WHAT YOU SHOULD DO:
All lines from the beginning of the listing through the line with "high_b = [0.56, 0.88, 1.185]" are to be copied word for word; the pictures are not.

>> start EXTRACTED ENTRIES

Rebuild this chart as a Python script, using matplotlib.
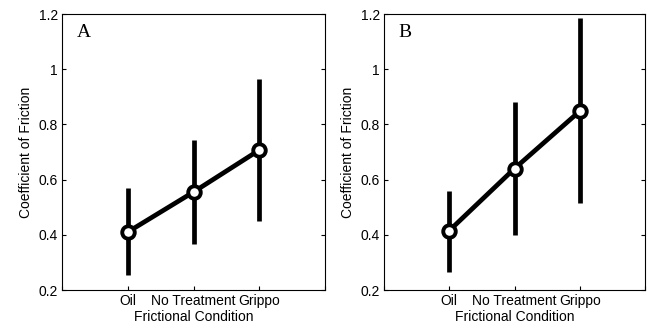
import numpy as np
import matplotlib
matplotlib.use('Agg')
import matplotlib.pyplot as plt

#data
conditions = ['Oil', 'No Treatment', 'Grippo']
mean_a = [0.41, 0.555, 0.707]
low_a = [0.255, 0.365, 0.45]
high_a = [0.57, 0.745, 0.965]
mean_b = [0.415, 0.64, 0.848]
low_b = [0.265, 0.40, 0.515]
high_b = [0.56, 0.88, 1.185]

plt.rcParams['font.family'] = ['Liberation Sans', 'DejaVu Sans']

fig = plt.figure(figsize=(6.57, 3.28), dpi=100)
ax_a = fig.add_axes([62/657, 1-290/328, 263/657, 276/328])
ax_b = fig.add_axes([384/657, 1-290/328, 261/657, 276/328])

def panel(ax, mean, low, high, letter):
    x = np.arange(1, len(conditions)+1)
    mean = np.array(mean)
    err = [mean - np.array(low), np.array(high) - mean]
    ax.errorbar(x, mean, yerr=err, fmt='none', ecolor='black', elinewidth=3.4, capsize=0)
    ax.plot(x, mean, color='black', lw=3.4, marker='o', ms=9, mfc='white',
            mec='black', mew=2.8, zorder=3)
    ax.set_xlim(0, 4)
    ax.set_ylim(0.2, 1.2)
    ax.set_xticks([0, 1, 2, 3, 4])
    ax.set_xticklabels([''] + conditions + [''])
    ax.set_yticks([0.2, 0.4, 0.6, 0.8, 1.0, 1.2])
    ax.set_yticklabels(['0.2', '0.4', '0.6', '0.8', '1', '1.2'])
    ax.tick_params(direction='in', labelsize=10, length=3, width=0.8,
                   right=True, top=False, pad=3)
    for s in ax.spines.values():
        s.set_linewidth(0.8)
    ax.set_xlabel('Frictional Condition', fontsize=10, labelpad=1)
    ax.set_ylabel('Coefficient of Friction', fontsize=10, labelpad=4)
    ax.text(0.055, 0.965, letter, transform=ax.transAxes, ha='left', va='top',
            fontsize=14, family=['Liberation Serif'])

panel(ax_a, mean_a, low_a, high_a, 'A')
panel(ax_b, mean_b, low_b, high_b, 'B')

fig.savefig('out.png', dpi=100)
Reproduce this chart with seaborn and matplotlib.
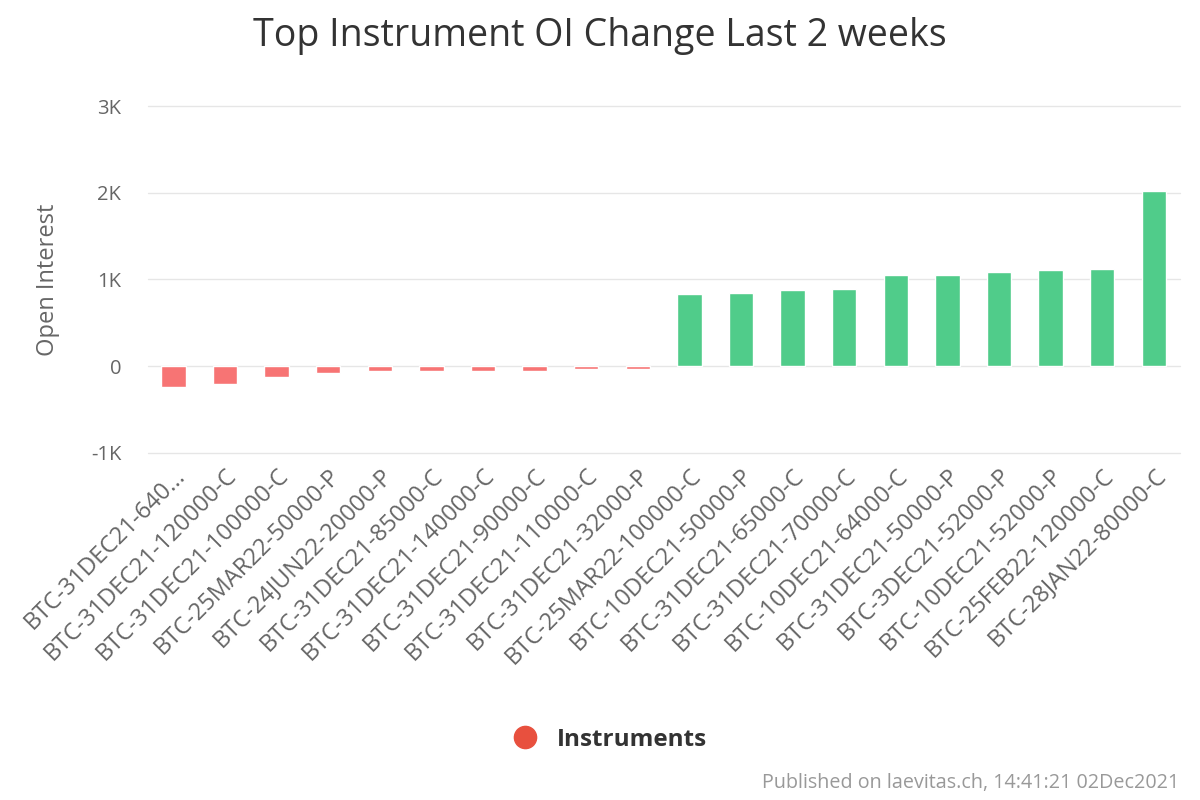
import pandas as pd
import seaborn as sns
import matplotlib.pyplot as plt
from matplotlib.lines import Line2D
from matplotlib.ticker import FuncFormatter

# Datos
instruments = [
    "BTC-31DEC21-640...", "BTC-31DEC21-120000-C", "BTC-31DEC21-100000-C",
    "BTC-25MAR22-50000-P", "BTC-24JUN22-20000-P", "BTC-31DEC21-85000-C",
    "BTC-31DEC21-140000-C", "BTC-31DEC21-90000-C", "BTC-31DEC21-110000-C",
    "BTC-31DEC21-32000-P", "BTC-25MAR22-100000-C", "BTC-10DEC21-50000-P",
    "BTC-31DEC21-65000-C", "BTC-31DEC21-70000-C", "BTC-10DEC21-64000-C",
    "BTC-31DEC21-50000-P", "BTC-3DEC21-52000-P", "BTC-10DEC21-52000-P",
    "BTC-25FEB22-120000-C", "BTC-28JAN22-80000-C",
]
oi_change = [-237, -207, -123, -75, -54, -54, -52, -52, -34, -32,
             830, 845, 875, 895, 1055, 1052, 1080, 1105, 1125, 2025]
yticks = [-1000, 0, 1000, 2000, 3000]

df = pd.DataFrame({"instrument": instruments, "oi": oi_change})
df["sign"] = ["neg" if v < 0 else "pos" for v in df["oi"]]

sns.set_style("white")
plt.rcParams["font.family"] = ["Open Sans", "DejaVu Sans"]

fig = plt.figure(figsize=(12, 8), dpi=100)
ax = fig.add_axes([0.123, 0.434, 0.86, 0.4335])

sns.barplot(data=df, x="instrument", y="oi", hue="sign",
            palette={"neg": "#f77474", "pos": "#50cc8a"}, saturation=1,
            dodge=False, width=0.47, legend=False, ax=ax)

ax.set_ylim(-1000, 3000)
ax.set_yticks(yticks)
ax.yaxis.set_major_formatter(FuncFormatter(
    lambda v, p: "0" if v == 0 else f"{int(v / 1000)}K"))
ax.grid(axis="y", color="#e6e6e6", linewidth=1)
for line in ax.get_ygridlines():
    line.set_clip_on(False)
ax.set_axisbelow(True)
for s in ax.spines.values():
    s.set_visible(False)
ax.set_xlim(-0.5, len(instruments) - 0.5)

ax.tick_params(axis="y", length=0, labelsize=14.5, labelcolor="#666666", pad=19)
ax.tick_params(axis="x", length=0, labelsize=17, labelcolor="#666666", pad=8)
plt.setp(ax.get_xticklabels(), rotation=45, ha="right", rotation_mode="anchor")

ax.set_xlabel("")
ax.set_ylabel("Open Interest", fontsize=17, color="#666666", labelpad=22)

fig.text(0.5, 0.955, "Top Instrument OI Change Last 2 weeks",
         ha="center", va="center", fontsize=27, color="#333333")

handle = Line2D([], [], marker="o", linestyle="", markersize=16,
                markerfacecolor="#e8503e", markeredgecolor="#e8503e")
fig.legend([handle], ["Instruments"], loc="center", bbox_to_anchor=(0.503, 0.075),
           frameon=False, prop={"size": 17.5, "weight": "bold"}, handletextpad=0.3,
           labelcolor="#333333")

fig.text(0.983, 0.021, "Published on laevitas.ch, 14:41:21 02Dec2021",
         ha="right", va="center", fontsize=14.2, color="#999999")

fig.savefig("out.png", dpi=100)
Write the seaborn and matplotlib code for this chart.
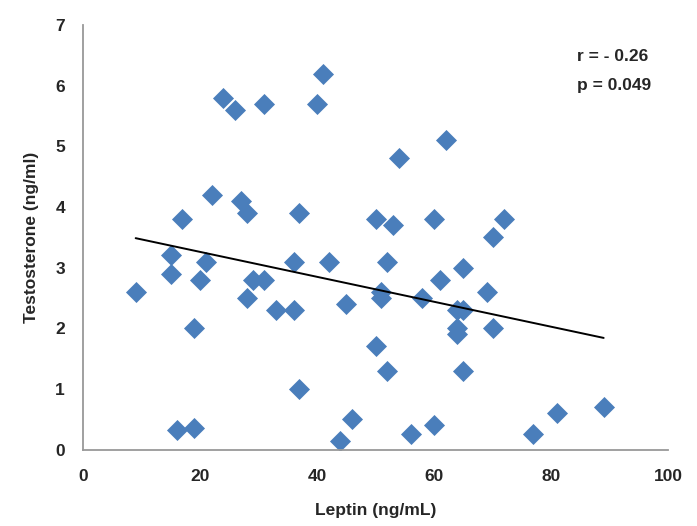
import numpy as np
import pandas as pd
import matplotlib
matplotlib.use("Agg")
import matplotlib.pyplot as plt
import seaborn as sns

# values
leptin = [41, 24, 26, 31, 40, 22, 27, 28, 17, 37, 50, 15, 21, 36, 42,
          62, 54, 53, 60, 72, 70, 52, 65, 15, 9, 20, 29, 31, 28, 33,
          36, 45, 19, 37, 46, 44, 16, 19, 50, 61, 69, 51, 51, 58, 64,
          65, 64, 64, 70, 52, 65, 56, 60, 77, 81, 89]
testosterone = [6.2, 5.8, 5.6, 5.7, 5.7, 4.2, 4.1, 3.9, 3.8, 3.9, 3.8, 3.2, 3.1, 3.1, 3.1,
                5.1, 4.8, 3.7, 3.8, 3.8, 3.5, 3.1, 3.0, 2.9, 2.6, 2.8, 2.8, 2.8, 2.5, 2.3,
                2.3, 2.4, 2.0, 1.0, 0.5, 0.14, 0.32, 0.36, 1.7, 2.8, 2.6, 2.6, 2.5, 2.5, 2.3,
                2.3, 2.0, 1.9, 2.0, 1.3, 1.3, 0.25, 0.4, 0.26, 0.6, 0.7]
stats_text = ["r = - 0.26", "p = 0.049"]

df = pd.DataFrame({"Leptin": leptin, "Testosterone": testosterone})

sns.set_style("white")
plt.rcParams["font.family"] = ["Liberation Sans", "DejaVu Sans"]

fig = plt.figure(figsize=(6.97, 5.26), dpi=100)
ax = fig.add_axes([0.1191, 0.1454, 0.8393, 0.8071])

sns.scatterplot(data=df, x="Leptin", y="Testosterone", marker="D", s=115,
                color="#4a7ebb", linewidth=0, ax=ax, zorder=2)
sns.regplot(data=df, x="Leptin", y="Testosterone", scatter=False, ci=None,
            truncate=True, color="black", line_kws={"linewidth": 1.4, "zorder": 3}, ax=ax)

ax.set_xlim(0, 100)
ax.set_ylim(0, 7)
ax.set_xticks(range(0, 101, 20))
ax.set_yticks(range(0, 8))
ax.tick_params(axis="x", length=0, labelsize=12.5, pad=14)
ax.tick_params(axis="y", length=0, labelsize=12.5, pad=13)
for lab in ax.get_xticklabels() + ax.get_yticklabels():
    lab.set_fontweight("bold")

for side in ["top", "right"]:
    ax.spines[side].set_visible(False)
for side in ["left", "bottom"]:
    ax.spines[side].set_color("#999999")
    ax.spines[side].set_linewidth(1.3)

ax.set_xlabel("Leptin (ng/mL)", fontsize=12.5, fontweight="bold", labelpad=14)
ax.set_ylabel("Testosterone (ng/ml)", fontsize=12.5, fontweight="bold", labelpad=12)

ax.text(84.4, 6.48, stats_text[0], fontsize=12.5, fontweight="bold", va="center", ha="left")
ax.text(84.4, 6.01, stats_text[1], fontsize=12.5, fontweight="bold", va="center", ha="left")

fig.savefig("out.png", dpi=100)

>> end EXTRACTED ENTRIES

RESULT OF THIS TASK:
Rebuild this chart as a Python script, using matplotlib.
import numpy as np
import matplotlib
matplotlib.use('Agg')
import matplotlib.pyplot as plt

#data
conditions = ['Oil', 'No Treatment', 'Grippo']
mean_a = [0.41, 0.555, 0.707]
low_a = [0.255, 0.365, 0.45]
high_a = [0.57, 0.745, 0.965]
mean_b = [0.415, 0.64, 0.848]
low_b = [0.265, 0.40, 0.515]
high_b = [0.56, 0.88, 1.185]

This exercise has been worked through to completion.